Di sisi lain, banyak juga lulusan universitas non kependidikan yang ternyata memilih guru sebagai profesi (misalnya saya :D). Mereka-mereka ini sampai rela mengambil kuliah ilmu keguruan satu tahun lagi yang sering disebut akta IV (kalau yang ini saya belum ;p). Saya tentu saja menghormati pilihan mereka.
Selain dua jenis orang di atas, ada lagi yang lain, yaitu yang menjadi guru, karena tampaknya peluang pekerjaan di dunia profesional jauh untuk dicapai. Yah, sarjana hukum yang gak bisa jadi pengacara atau notaris, jadilah guru kewarganegaraan. Lumayan... Atau sarjana sastra Inggris yang gagal jadi intrepeter, bolehlah ngajar bahasa Inggris. Apa susahnya. Sekolah bejibun ini. Jadi guru kadang adalah cara gampang untuk menghindarkan diri dari nganggur.
Memang kenapa kalau begitu? Salah?
Hm... gimana ya? Kembali lagi ke masalah lentera jiwa. Saya kira kita bisa bedakan mana guru yang mengajar karena panggilan jiwa dan mana yang bukan. Maka bila anda berprofesi sebagai guru, yuk kita berusaha jujur, apakah mengajar adalah panggilan jiwa anda.
Kenapa? Karena kita, guru, bekerja untuk mendidik manusia, bukan membuat sepatu atau toples di pabrik. Bila mengajar adalah lentera jiwa, anda akan merasakan semangat, gairah, antusiasme. Metode baru, pendekatan berbeda, hubungan dengan siswa, inovasi, hingga akhirnya kepuasan, semua akan lahir dari guru yang cinta mengajar.
"Memang kenapa kalau profesi guru ini bukan panggilan hidup saya?"
Berbahaya! Benar, menurut saya itu membahayakan. Saya juga orang tua, dan saya tidak akan mau menyerahkan anak kepada guru yang tidak memiliki passion dalam mengajar, yang menganggap mengajar bukanlah panggilan jiwanya, tapi sekedar cara menghasilkan uang.

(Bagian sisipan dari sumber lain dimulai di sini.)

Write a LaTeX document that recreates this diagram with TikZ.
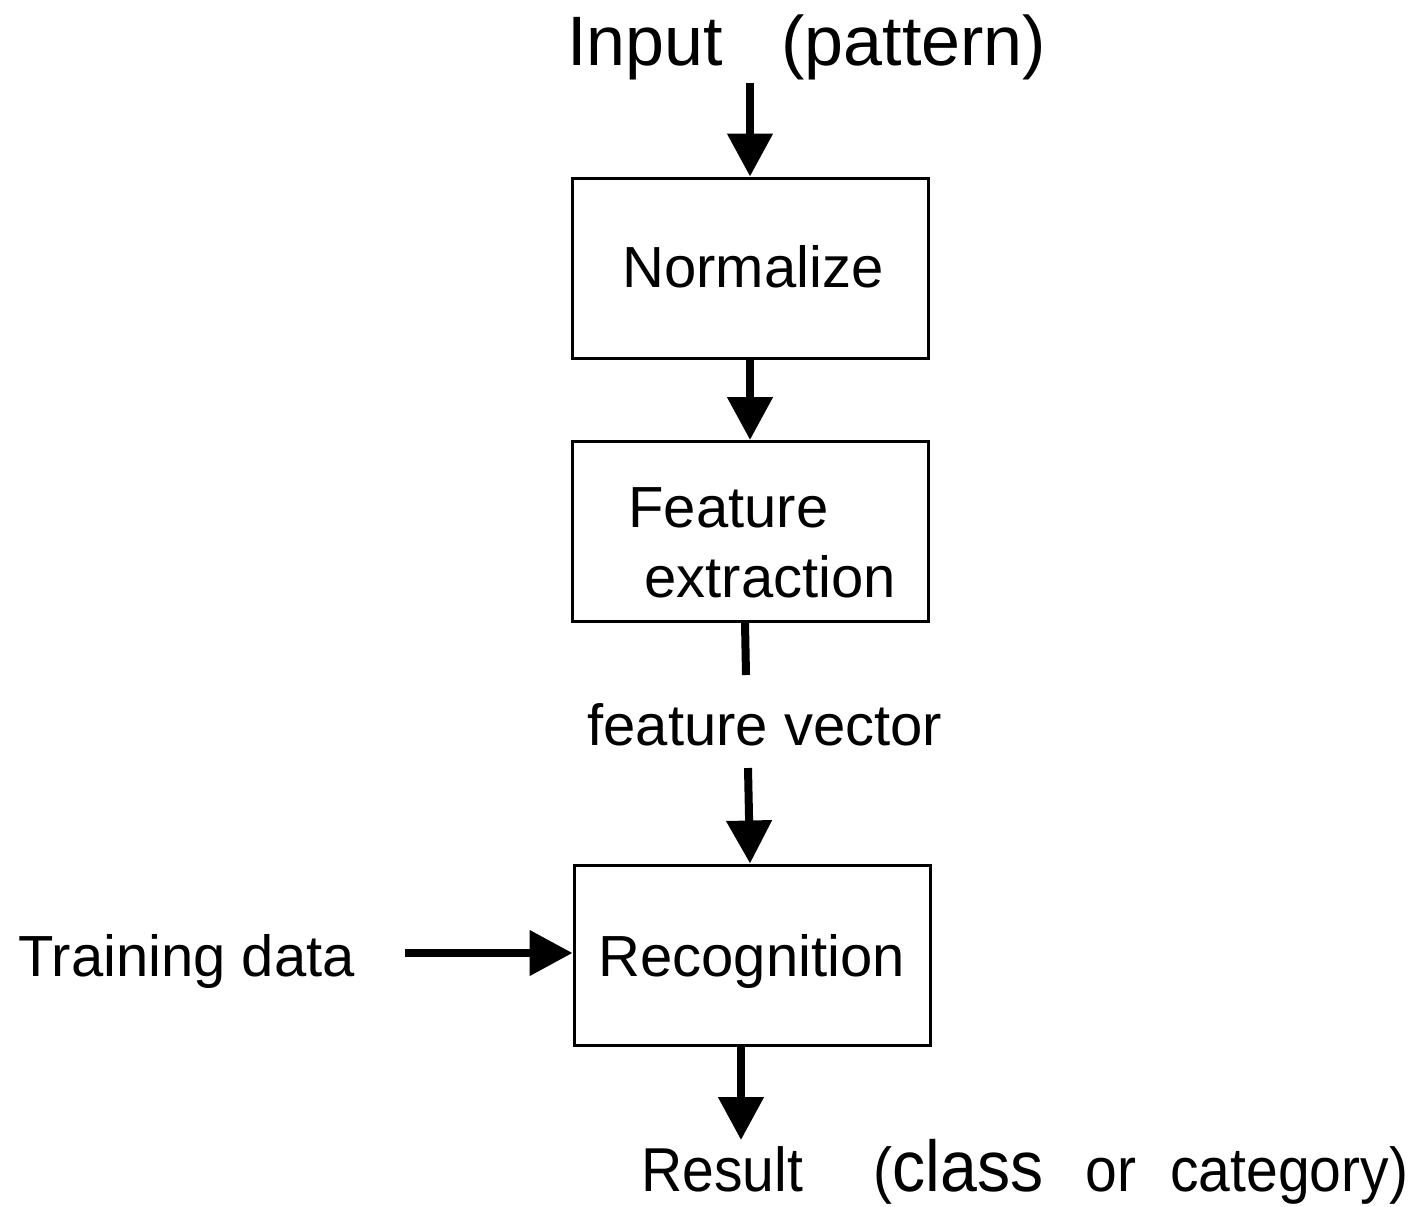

Saya tidak rela anak saya mati rasa pada ilmu dan benci sekolah, karena diajar seadanya olehguru pengecut yang tidak mengakui bahwa dia sebenarnya ingin memilih jalan lain, kalau bisa. Sungguh, anak menyerap lebih banyak dari yang kita duga.
Karena itu, bagi guru yang sekarang merasa 'lives someone's life', mungkin saatnya anda mencari kembali lentera jiwa anda yang mungkin semakin meredup dimakan waktu dan digerus rutinitas. Cari, temukan, raih, lalu berbahagialah...
"Oke, oke... Tapi kalo nggak ngajar, saya ngapain, dong?"
Idih, itu sih bukan urusan saya! (baca: temukan sendiri dong lentera jiwa anda.)